Hydrological dam safety analyses should assess the frequency curve of maximum reservoir water levels in flood events, by routing a large set of inflow hydrographs in the reservoir. Routing processes in the reservoir will depend on several variables, such as flood peak and hydrograph volume. Therefore, bivariate analyses are required for hydrological dam safety analyses. In addition, hydrometeorological simulations are required to generate possible hydrograph shapes that characterise the catchment response in flood events. Adequate hyetograph shapes will be required as input data for calibrating the model.

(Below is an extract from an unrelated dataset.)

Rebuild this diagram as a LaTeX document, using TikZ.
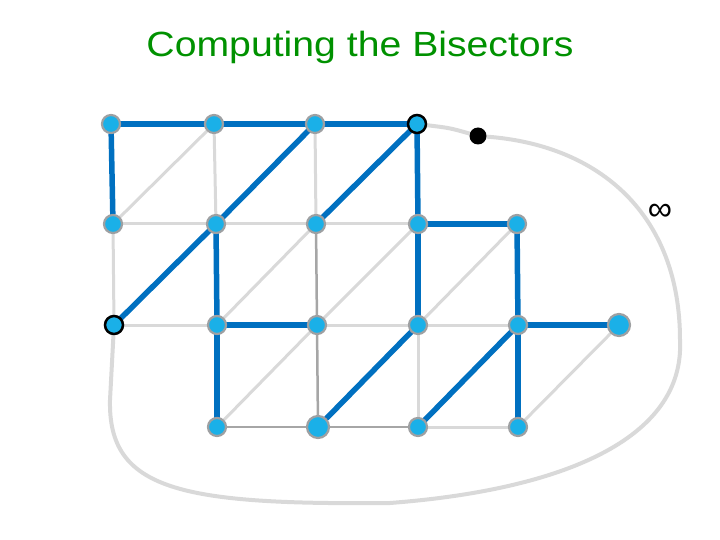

In this study, the Cuerda del Pozo Dam in central Spain is selected as case study. Hydrographs associated with the annual maximum peak flows lead to storm durations of several days. Therefore, hyetographs of several days based on intensity-duration-frequency curves are required to generate the runoff volumes given by the univariate frequency curve of hydrograph volumes. Design hyetographs of several days with a short time step can generate sharp hydrographs that require unreasonable model parameter values to smooth flood peaks. Design hyetographs with long time steps could lead to excessively smooth hydrographs with lower flood peaks than observed. A sensitivity analysis is carried out to identify the most suitable hyetograph shape to calibrate flood peaks and hydrograph volumes with reasonable model parameter values.
The calibrated rainfall-runoff model is used to generate a set of possible synthetic hydrograph shapes. A bivariate analysis is performed to generate random pairs of peak flow and hydrograph volume that fit the univariate frequency curves. A given synthetic hydrograph shape is assigned to each pair of peak flow and hydrograph volume. Hydrological safety of the Cuerda del Pozo Dam is assessed by using a long set of 500 000 inflow hydrographs.